● **Stated exercise**:
Identify all lines in the listing that include the word "Reproduce", and copy them out.

Rows from a dataset of charts and code:
## start

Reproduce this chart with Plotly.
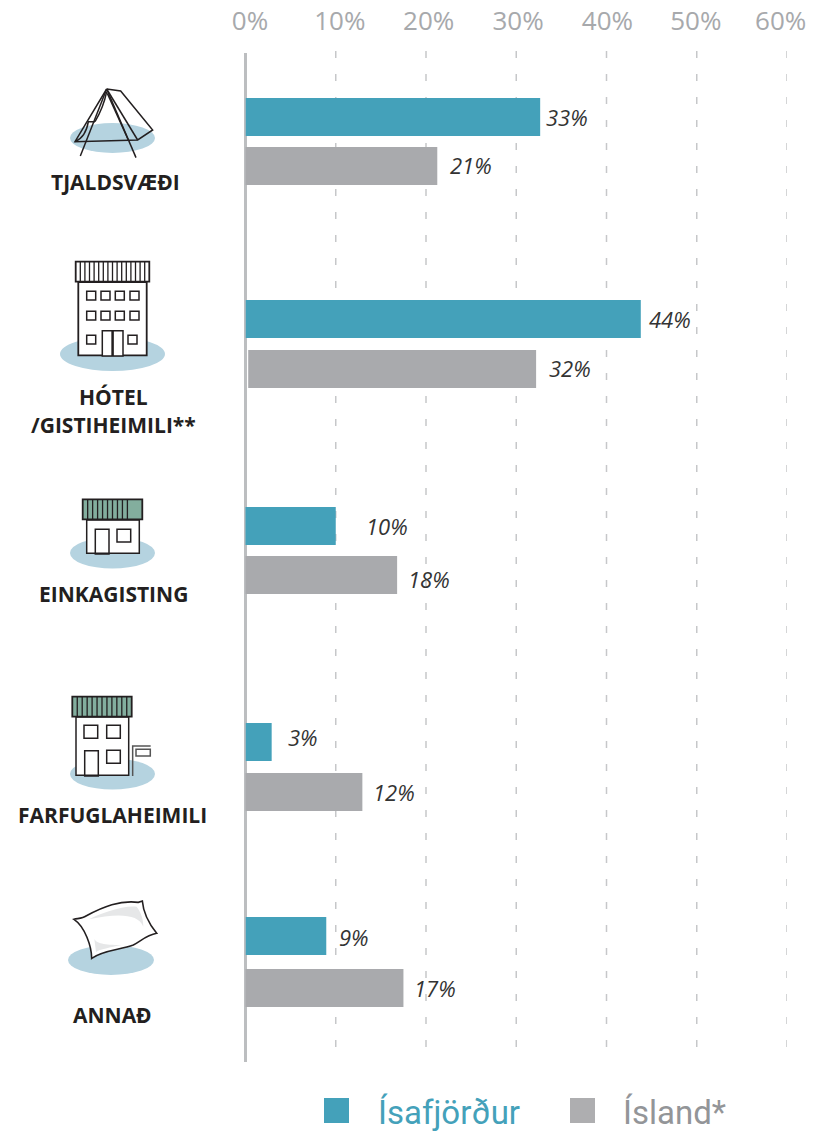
import plotly.graph_objects as go

W, H = 814, 1131
TEAL, GREY = "#44a1ba", "#a9aaad"
BLOB, ROOF, INK = "#b5d3e0", "#83ae9e", "#231f20"

# ---- data ----
row_isa = [117, 319, 526, 742, 936]
row_isl = [166, 369, 575, 792, 988]
bars_isa = [32.65, 43.8, 10.0, 2.9, 8.95]
bars_isl = [21.25, 32.2, 16.8, 12.95, 17.5]
base_isa = [0, 0, -0.1, 0, 0]
base_isl = [-0.1, 0.3, -0.1, -0.1, -0.1]
labels_isa = ["33%", "44%", "10%", "3%", "9%"]
labels_isl = ["21%", "32%", "18%", "12%", "17%"]
label_x_isa = [545, 648, 364.5, 287, 337.5]
label_x_isl = [449, 548, 407.5, 371.5, 412.5]
label_y_isa = [117, 319, 526, 737, 937]
label_y_isl = [165, 368, 579, 792, 988]
grid_vals = [10, 20, 30, 40, 50, 60]
tick_vals = [0.5, 10.45, 20.3, 30.2, 40.1, 49.9, 59.3]
tick_text = ["0%", "10%", "20%", "30%", "40%", "50%", "60%"]
categories = ["TJALDSVÆÐI", "HÓTEL", "/GISTIHEIMILI**", "EINKAGISTING", "FARFUGLAHEIMILI", "ANNAÐ"]
cat_x = [115, 113, 113, 113, 112.5, 112.5]
cat_y = [182, 397, 425, 594, 815, 1015]
series_names = ["Ísafjörður", "Ísland*"]

fig = go.Figure()
fig.add_bar(y=row_isa, x=[b - s for b, s in zip(bars_isa, base_isa)], base=base_isa,
            orientation="h", width=38, marker=dict(color=TEAL, line_width=0), name=series_names[0])
fig.add_bar(y=row_isl, x=[b - s for b, s in zip(bars_isl, base_isl)], base=base_isl,
            orientation="h", width=38, marker=dict(color=GREY, line_width=0), name=series_names[1])

ann = []
shapes = []


def px(x):
    return x / W


def py(y):
    return 1 - y / H


def text(x, y, s, size, color, anchor="center", **font):
    ann.append(dict(xref="paper", yref="paper", x=px(x), y=py(y), text=s, showarrow=False,
                    xanchor=anchor, yanchor="middle", borderpad=0,
                    font=dict(size=size, color=color, **font)))


def P(d, ox, oy):
    """Path written in 3x crop coordinates -> paper coordinates."""
    out = []
    num = []
    toks = d.split()
    for t in toks:
        if t.isalpha():
            out.append(t)
        else:
            num.append(float(t))
            if len(num) == 2:
                out.append(f"{px(num[0] / 3 + ox):.5f},{py(num[1] / 3 + oy):.5f}")
                num = []
    return " ".join(out)


def path(d, ox, oy, fill=None, line=INK, lw=1.5):
    shapes.append(dict(type="path", xref="paper", yref="paper", path=P(d, ox, oy),
                       fillcolor=fill or "rgba(0,0,0,0)",
                       line=dict(color=line, width=lw) if line else dict(width=0)))


def rect(x0, y0, x1, y1, fill=None, line=INK, lw=1.5):
    shapes.append(dict(type="rect", xref="paper", yref="paper", x0=px(x0), x1=px(x1), y0=py(y0), y1=py(y1),
                       fillcolor=fill or "rgba(0,0,0,0)",
                       line=dict(color=line, width=lw) if line else dict(width=0)))


def ellipse(cx, cy, rx, ry):
    shapes.append(dict(type="circle", xref="paper", yref="paper", x0=px(cx - rx), x1=px(cx + rx),
                       y0=py(cy - ry), y1=py(cy + ry), fillcolor=BLOB, line_width=0))


def roof(x0, y0, x1, y1, n, fill="#ffffff", skip_last=0):
    rect(x0, y0, x1, y1, fill=fill, lw=1.8)
    for i in range(1, n - skip_last):
        xx = x0 + (x1 - x0) * i / n
        rect(xx, y0, xx, y1, lw=1.3)


# dashed grid, below the bars
for g in grid_vals:
    shapes.append(dict(type="line", xref="x", yref="paper", x0=g, x1=g, y0=py(51), y1=py(1062),
                       layer="below", line=dict(color="#c6c7c9", width=1.5, dash="7px,16px")))

# tent
ellipse(112.5, 138, 42.5, 15)
for d in ["M 320 87 L 362 93 L 458 210 L 413 240 L 225 245 L 320 87",
          "M 320 87 L 241 288", "M 320 87 L 408 293", "M 320 87 L 413 240",
          "M 322 100 L 385 240",
          "M 225 245 C 250 235 260 215 265 185 L 285 185",
          "M 320 95 C 315 120 300 160 285 185"]:
    path(d, 0, 60)

# hotel
ellipse(112.5, 354, 52.5, 17)
rect(78.3, 282, 146.7, 355.3, fill="#ffffff", lw=1.8)
roof(75.7, 261.7, 149.3, 281.7, 16)
for wx in (86.7, 101, 115.3, 130):
    rect(wx, 291.3, wx + 9, 300)
    rect(wx, 311.3, wx + 9, 320)
rect(86.7, 335.3, 95.7, 344)
rect(128, 335.3, 137, 344)
rect(102.3, 330.7, 123, 356, fill="#ffffff")
rect(112.6, 330.7, 112.6, 356, lw=2.5)

# private house
ellipse(112.5, 553, 42.5, 15.5)
rect(86.7, 520, 139.3, 553.3, fill="#ffffff")
roof(82.7, 499.3, 142.3, 519.3, 12, fill=ROOF, skip_last=2)
rect(95.3, 529.3, 109, 554)
rect(117, 529.3, 130.7, 542)

# hostel
ellipse(112.5, 774, 42.5, 15.5)
rect(76, 717, 128.7, 775.3, fill="#ffffff")
roof(72.3, 696.7, 131.7, 716.7, 12, fill=ROOF)
rect(84, 725.3, 97.7, 738.3)
rect(106.7, 725.3, 120.3, 738.3)
rect(84.7, 750.7, 98.3, 776)
rect(106.7, 750.3, 120.3, 763.3)
path("M 398 258 L 398 168 L 452 168", 0, 690, line="#555555")
rect(136, 749.3, 150.3, 756, line="#555555")

# pillow
ellipse(111, 960, 43, 15)
path("M 222 88 C 235 85 248 85 258 78 C 310 50 360 30 415 37 L 427 33 C 430 70 450 105 470 130 "
     "C 440 135 420 155 400 165 C 360 180 310 180 275 205 C 275 170 255 110 222 88 Z",
     0, 890, fill="#ffffff", lw=1.6)
path("M 267 88 C 300 70 370 45 410 50 C 425 70 430 90 430 110 C 415 70 350 70 267 88 Z",
     0, 890, fill="#e6e7e8", line=None)
path("M 283 147 C 290 160 310 165 365 165 C 330 172 300 178 288 186 Z",
     0, 890, fill="#e6e7e8", line=None)

# value labels
for x, y, s in zip(label_x_isa + label_x_isl, label_y_isa + label_y_isl, labels_isa + labels_isl):
    text(x, y, s, 22, "#333333", anchor="left", family="Open Sans", style="italic")

# category labels
for x, y, s in zip(cat_x, cat_y, categories):
    text(x, y, s, 21, INK, family="Open Sans", weight="bold")

# legend
rect(324, 1098, 349, 1123, fill=TEAL, line=None)
rect(570, 1098, 595, 1123, fill="#aeaeb0", line=None)
text(376.5, 1112, series_names[0], 33, TEAL, anchor="left", family="Roboto")
text(622, 1112, series_names[1], 33, "#939598", anchor="left", family="Roboto")

fig.update_layout(
    template="none",
    width=W, height=H, margin=dict(l=0, r=0, t=0, b=0, pad=0),
    paper_bgcolor="#ffffff", plot_bgcolor="#ffffff", showlegend=False,
    barmode="overlay", annotations=ann, shapes=shapes,
    font=dict(family="Open Sans"),
    xaxis=dict(domain=[245.5 / W, 787 / W], range=[0, 60], side="top", tickmode="array",
               tickvals=tick_vals, ticktext=tick_text, ticks="", ticklabelstandoff=17,
               automargin=False,
               tickfont=dict(size=26, color="#a7a9ac", family="Open Sans"),
               showgrid=False,
               zeroline=True, zerolinecolor="#bcbec0", zerolinewidth=3, showline=False),
    yaxis=dict(domain=[1 - 1062 / H, 1 - 53 / H], range=[1062, 53], visible=False, automargin=False),
)
fig.write_html("out.html", config=dict(displayModeBar=False),
               post_script="document.body.style.margin='0';")
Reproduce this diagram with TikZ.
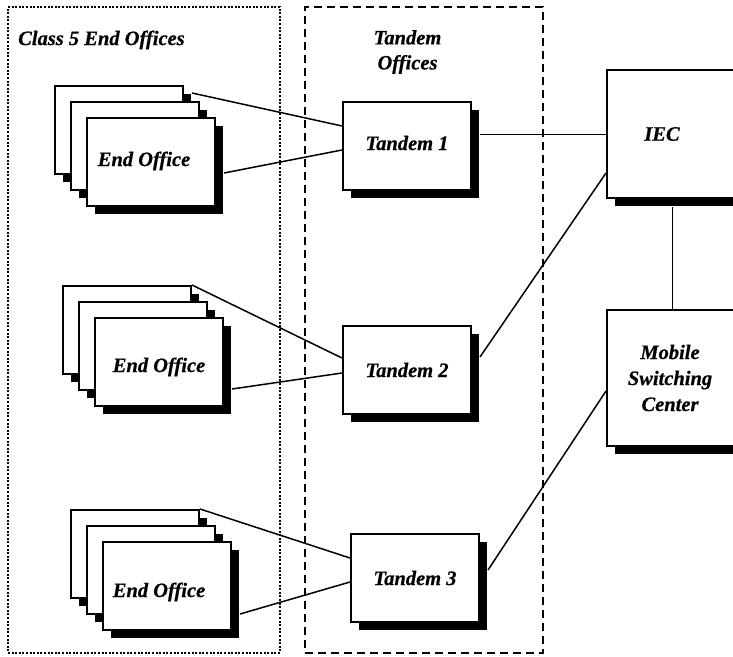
\documentclass[tikz,border=0pt]{standalone}
\usepackage{fontspec}
\setmainfont{Liberation Serif}
\newfontfamily\lblfont[FakeBold=0.6]{Liberation Serif Bold Italic}
\usetikzlibrary{shadows}

\tikzset{
  lbl/.style={font=\lblfont\fontsize{20.5}{25}\selectfont, align=center, inner sep=0pt},
  card/.style={draw, line width=2pt, fill=white, rectangle, inner sep=0pt,
    minimum width=128pt, minimum height=88pt,
    drop shadow={shadow xshift=8pt, shadow yshift=-8pt, opacity=1, fill=black}},
  bigbox/.style={card, minimum width=133pt},
  link/.style={line width=1.5pt},
  thinlink/.style={line width=1pt},
  dotframe/.style={draw, line width=2pt, dash pattern=on 2pt off 1.6pt, rectangle,
    inner sep=0pt, minimum width=272pt, minimum height=646pt},
  dashframe/.style={draw, line width=2pt, dash pattern=on 8pt off 5pt, rectangle,
    inner sep=0pt, minimum width=238pt, minimum height=646pt},
}

\begin{document}
\begin{tikzpicture}[x=1pt, y=-1pt, every label/.style={lbl}]
\useasboundingbox (0,0) rectangle (733,656);
\clip (0,0) rectangle (733,656);

% grouping frames
\node[dotframe] (c5) at (144,330) {};
\node[dashframe] (tf) at (424,330) {};
\node[lbl, anchor=west] (c5t) at (18,40) {Class 5 End Offices};
\node[lbl] (tft) at (407.5,52) {Tandem\\Offices};

% end office stacks, back to front
\node[card] (e1a) at (119,130) {};
\node[card] (e1b) at (135,146) {};
\node[card, label={[xshift=-7pt, yshift=1pt]center:End Office}] (e1c) at (151,162) {};

\node[card] (e2a) at (127,330) {};
\node[card] (e2b) at (143,346) {};
\node[card, label={[yshift=-5pt]center:End Office}] (e2c) at (159,362) {};

\node[card] (e3a) at (135,554) {};
\node[card] (e3b) at (151,570) {};
\node[card, label={[xshift=-8pt, yshift=-6pt]center:End Office}] (e3c) at (167,586) {};

% tandem switches
\node[card, label={[yshift=3pt]center:Tandem 1}] (t1) at (407,146) {};
\node[card, label={center:Tandem 2}] (t2) at (407,370) {};
\node[card, label={center:Tandem 3}] (t3) at (415,578) {};

% toll and mobile offices
\node[bigbox, minimum height=128pt, label={[xshift=-11.5pt]center:IEC}] (iec) at (673.5,134) {};
\node[bigbox, minimum height=136pt, label={[xshift=-3.5pt]center:Mobile\\[1pt]Switching\\[1pt]Center}] (msc) at (673.5,378) {};

% trunks from end offices to tandems
\draw[link] ([xshift=8pt, yshift=-8pt]e1a.north east) -- ([yshift=20pt]t1.west);
\draw[link] ([xshift=8pt, yshift=-11pt]e1c.east) -- ([yshift=-4pt]t1.west);
\draw[link] (e2a.north east) -- ([yshift=12pt]t2.west);
\draw[link] ([xshift=8pt, yshift=-27pt]e2c.east) -- ([yshift=-3pt]t2.west);
\draw[link] (e3a.north east) -- ([yshift=20pt]t3.west);
\draw[link] ([xshift=8pt, yshift=-28pt]e3c.east) -- ([yshift=-4pt]t3.west);

% tandem to IEC / MSC trunks
\draw[thinlink] ([xshift=8pt, yshift=12pt]t1.east) -- (iec.west);
\draw[link] ([xshift=8pt, yshift=13pt]t2.east) -- ([yshift=-39pt]iec.west);
\draw[link] ([xshift=8pt, yshift=8pt]t3.east) -- ([yshift=-13pt]msc.west);
\draw[thinlink] ([xshift=-1.5pt, yshift=-8pt]iec.south) -- ([xshift=-1.5pt]msc.north);
\end{tikzpicture}
\end{document}
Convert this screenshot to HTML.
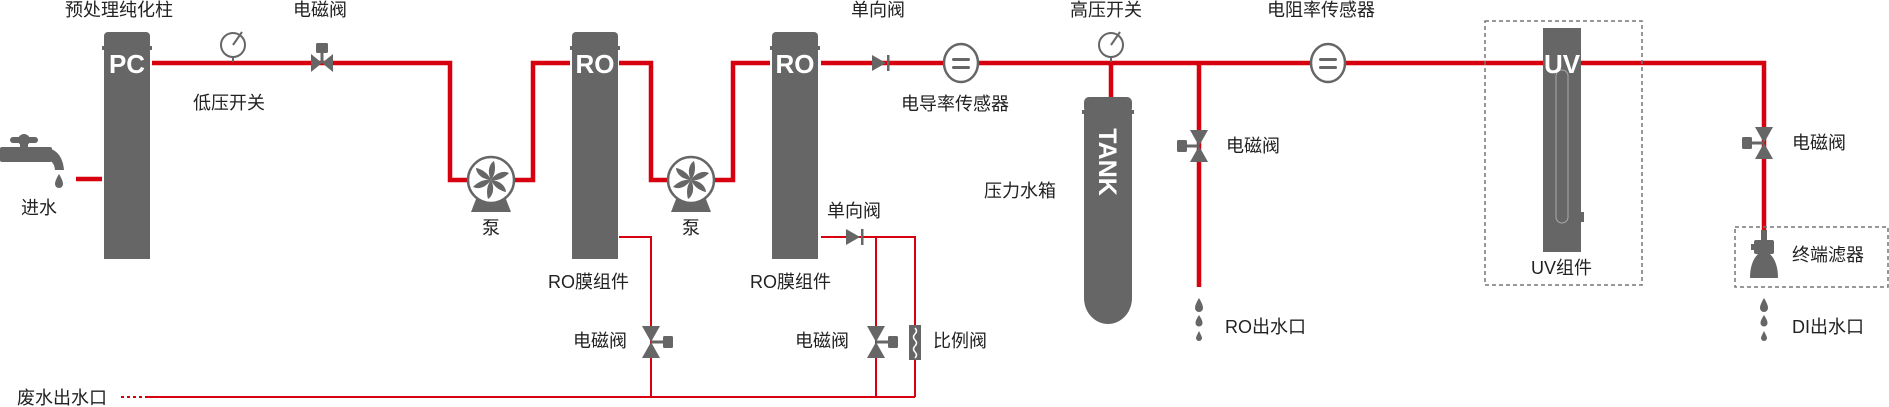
<!DOCTYPE html>
<html><head><meta charset="utf-8"><style>
html,body{margin:0;padding:0;background:#fff;}
svg{display:block;}
text{font-family:"Liberation Sans","Noto Sans CJK SC",sans-serif;font-size:18px;fill:#222;}
.w{fill:#fff;font-weight:bold;}
</style></head><body>
<svg width="1889" height="407" viewBox="0 0 1889 407" xmlns="http://www.w3.org/2000/svg">
<defs>
<g id="vh">
<polygon points="-11,-9 -11,9 0,0" fill="#666"/><polygon points="11,-9 11,9 0,0" fill="#666"/>
<rect x="-1.5" y="-12" width="3" height="12" fill="#666"/><rect x="-6" y="-20" width="12" height="10" rx="1.5" fill="#666"/>
</g>
<g id="vvL">
<polygon points="-9,-16 9,-16 0,0" fill="#666"/><polygon points="-9,16 9,16 0,0" fill="#666"/>
<rect x="-12" y="-1.5" width="12" height="3" fill="#666"/><rect x="-22" y="-6" width="10" height="12" rx="1.5" fill="#666"/>
</g>
<g id="vvR">
<polygon points="-9,-16 9,-16 0,0" fill="#666"/><polygon points="-9,16 9,16 0,0" fill="#666"/>
<rect x="0" y="-1.5" width="12" height="3" fill="#666"/><rect x="12" y="-6" width="10" height="12" rx="1.5" fill="#666"/>
</g>
<g id="gauge"><circle cx="0" cy="0" r="12" fill="#fff" stroke="#666" stroke-width="2"/><line x1="0" y1="0" x2="9" y2="-13" stroke="#666" stroke-width="2"/><line x1="0" y1="12" x2="0" y2="17" stroke="#666" stroke-width="2"/></g>
<g id="sensor"><ellipse cx="0" cy="0" rx="17" ry="19" fill="#fff" stroke="#666" stroke-width="2.5"/><rect x="-9" y="-5" width="18" height="3" rx="1.5" fill="#666"/><rect x="-9" y="3" width="18" height="3" rx="1.5" fill="#666"/></g>
<g id="pump"><polygon points="-13,14 13,14 20,32 -20,32" fill="#666"/><circle cx="0" cy="0" r="23" fill="#fff" stroke="#666" stroke-width="2.5"/>
<g fill="#666"><path d="M0,0 C-4,-8 -2,-16 3,-19 C5,-12 4,-5 0,0Z"/><path d="M0,0 C-4,-8 -2,-16 3,-19 C5,-12 4,-5 0,0Z" transform="rotate(60)"/><path d="M0,0 C-4,-8 -2,-16 3,-19 C5,-12 4,-5 0,0Z" transform="rotate(120)"/><path d="M0,0 C-4,-8 -2,-16 3,-19 C5,-12 4,-5 0,0Z" transform="rotate(180)"/><path d="M0,0 C-4,-8 -2,-16 3,-19 C5,-12 4,-5 0,0Z" transform="rotate(240)"/><path d="M0,0 C-4,-8 -2,-16 3,-19 C5,-12 4,-5 0,0Z" transform="rotate(300)"/></g></g>
<g id="col"><rect x="2" y="0" width="46" height="18" rx="4" fill="#666"/><rect x="0" y="14" width="50" height="4" fill="#666"/><rect x="2" y="18" width="46" height="209" fill="#666"/></g>
<g id="drops" fill="#666"><path d="M0,0 C3,5 4,8 4,10 A4,4 0 0 1 -4,10 C-4,8 -3,5 0,0Z"/><path d="M0,17 C2.5,21 3.5,23 3.5,25 A3.5,3.5 0 0 1 -3.5,25 C-3.5,23 -2.5,21 0,17Z"/><path d="M0,33 C2,37 3,39 3,40 A3,3 0 0 1 -3,40 C-3,39 -2,37 0,33Z"/></g>
</defs>

<g stroke="#d7000f" stroke-width="2" fill="none">
<polyline points="619,237 651,237 651,397"/>
<polyline points="821,237 915,237 915,397"/>
<line x1="876" y1="237" x2="876" y2="397"/>
<line x1="145" y1="397" x2="915" y2="397"/>
<line x1="121" y1="397" x2="145" y2="397" stroke-dasharray="3,3"/>
</g>
<g stroke="#d7000f" stroke-width="4.5" fill="none">
<line x1="76" y1="179" x2="102" y2="179"/>
<polyline points="152,63 450,63 450,180 533,180 533,63 570,63"/>
<polyline points="619,63 651,63 651,180 733,180 733,63 770,63"/>
<polyline points="821,63 1764,63 1764,230"/>
<line x1="1111" y1="63" x2="1111" y2="97"/>
<line x1="1199" y1="63" x2="1199" y2="287"/>
</g>

<g fill="#666"><rect x="0" y="147" width="52" height="15" rx="2"/><rect x="10" y="137" width="28" height="6" rx="3"/><circle cx="24" cy="140" r="6"/><rect x="20" y="140" width="8" height="10"/><path d="M40,147 Q62,147 64,170 L55,170 Q54,158 40,158Z"/><path d="M59,174 C62,179 63,182 63,184 A4,4 0 0 1 55,184 C55,182 56,179 59,174Z"/></g>

<use href="#col" x="102" y="32"/><text class="w" x="127" y="73" text-anchor="middle" style="font-size:26px">PC</text>
<use href="#col" x="570" y="32"/><text class="w" x="595" y="73" text-anchor="middle" style="font-size:26px">RO</text>
<use href="#col" x="770" y="32"/><text class="w" x="795" y="73" text-anchor="middle" style="font-size:26px">RO</text>

<use href="#gauge" x="233" y="45"/>
<use href="#gauge" x="1111" y="45"/>
<use href="#vh" x="322" y="63"/>
<use href="#pump" x="491" y="180"/>
<use href="#pump" x="691" y="180"/>
<polygon points="872,55 872,71 886,63" fill="#666"/><rect x="887" y="55" width="2.5" height="16" fill="#666"/>
<polygon points="846,229 846,245 860,237" fill="#666"/><rect x="861" y="229" width="2.5" height="16" fill="#666"/>
<use href="#vvR" x="651" y="342"/>
<use href="#vvR" x="876" y="342"/>
<rect x="909" y="325" width="12" height="35" fill="#666"/><path d="M915,328 q3,3 0,6 q-3,3 0,6 q3,3 0,6 q-3,3 0,6 q3,3 0,6" stroke="#fff" stroke-width="1.5" fill="none"/>

<use href="#sensor" x="961" y="63"/>
<use href="#sensor" x="1328" y="63"/>

<rect x="1084" y="97" width="48" height="16" rx="5" fill="#666"/><rect x="1082" y="110" width="52" height="4" fill="#666"/>
<path d="M1084,114 L1132,114 L1132,298 A24,26 0 0 1 1084,298Z" fill="#666"/>
<text class="w" transform="translate(1099,162) rotate(90)" text-anchor="middle" style="font-size:25px">TANK</text>

<use href="#vvL" x="1199" y="146"/>
<use href="#vvL" x="1764" y="143"/>
<use href="#drops" x="1199" y="298"/>
<use href="#drops" x="1764" y="298"/>

<rect x="1485" y="21" width="157" height="264" fill="none" stroke="#777" stroke-width="1.5" stroke-dasharray="4,3"/>
<rect x="1543" y="28" width="38" height="224" fill="#666"/><rect x="1581" y="212" width="3" height="10" fill="#666"/>
<rect x="1556" y="70" width="12" height="153" rx="6" fill="none" stroke="#aaa" stroke-width="1"/>
<text class="w" x="1562" y="73" text-anchor="middle" style="font-size:26px">UV</text>

<rect x="1735" y="227" width="153" height="60" fill="none" stroke="#777" stroke-width="1.5" stroke-dasharray="4,3"/>
<g fill="#666"><rect x="1761" y="230" width="6" height="10"/><rect x="1754" y="240" width="20" height="14" rx="2"/><rect x="1751" y="244" width="4" height="6"/><path d="M1758,254 L1770,254 Q1778,262 1778,278 L1750,278 Q1750,262 1758,254Z"/></g>

<text x="65" y="16">预处理纯化柱</text>
<text x="293" y="16">电磁阀</text>
<text x="193" y="109">低压开关</text>
<text x="21" y="214">进水</text>
<text x="482" y="234">泵</text>
<text x="682" y="234">泵</text>
<text x="548" y="288">RO膜组件</text>
<text x="750" y="288">RO膜组件</text>
<text x="851" y="16">单向阀</text>
<text x="827" y="217">单向阀</text>
<text x="573" y="347">电磁阀</text>
<text x="795" y="347">电磁阀</text>
<text x="933" y="347">比例阀</text>
<text x="17" y="404">废水出水口</text>
<text x="901" y="110">电导率传感器</text>
<text x="1070" y="16">高压开关</text>
<text x="984" y="197">压力水箱</text>
<text x="1267" y="16">电阻率传感器</text>
<text x="1226" y="152">电磁阀</text>
<text x="1225" y="333">RO出水口</text>
<text x="1531" y="274">UV组件</text>
<text x="1792" y="149">电磁阀</text>
<text x="1792" y="261">终端滤器</text>
<text x="1792" y="333">DI出水口</text>
</svg>
</body></html>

## end

● **Task result**:
Reproduce this chart with Plotly.
Reproduce this diagram with TikZ.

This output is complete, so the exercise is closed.